Daniel Webby, Costa Concordia, 2012, jigsaw puzzle pieces, clay, plaster, cardboard, aluminium prop. Photo: Xin Cheng
Daniel Webby‘s sculptures are more opaque in their intention, and less retinally alluring. His works are ‘raw’ in the sense that they emphasise the rough unpainted surfaces of the materials used and focus on creative thinkers like Buckminster Fuller (there is bamboo geodesic dome that contains a lecture space for social interaction) and Jean Luc Godard.
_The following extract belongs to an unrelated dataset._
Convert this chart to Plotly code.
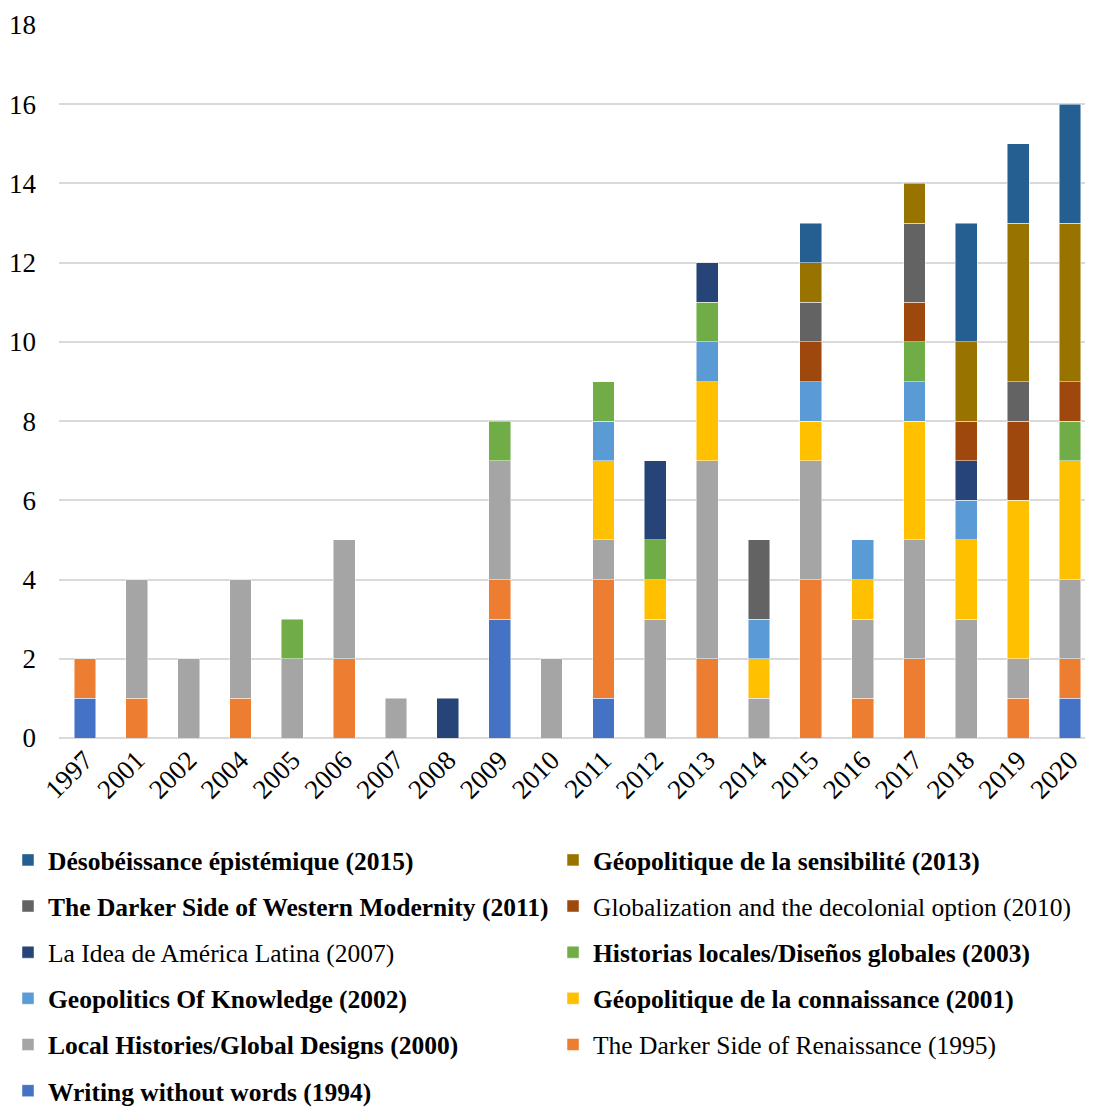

Godard’s 2010 film Socialism features the luxury liner Costa Concordia that later got wrecked off the coast of Italy. This ship provides the name for one of Webby’s sculptures, a precariously propped up ‘screen’ made of thick plaster and clay. One side is of curved and bulbous wave shapes that look like combed ice cream or crunchy meringue. Its back has embedded in its surface assorted pieces of a jigsaw, some connected and ‘legible’, of what looks like Mt. Fuji.
There is an implication here that just as one day Mt. Fuji, a volcano, will re-erupt, so will the extravagant lifestyle that luxury liners like the Costa Concordia and Titanic represent inevitably collapse. In other words, another bloody communist revolution is a palpable reality – not a fanciful pipe dream.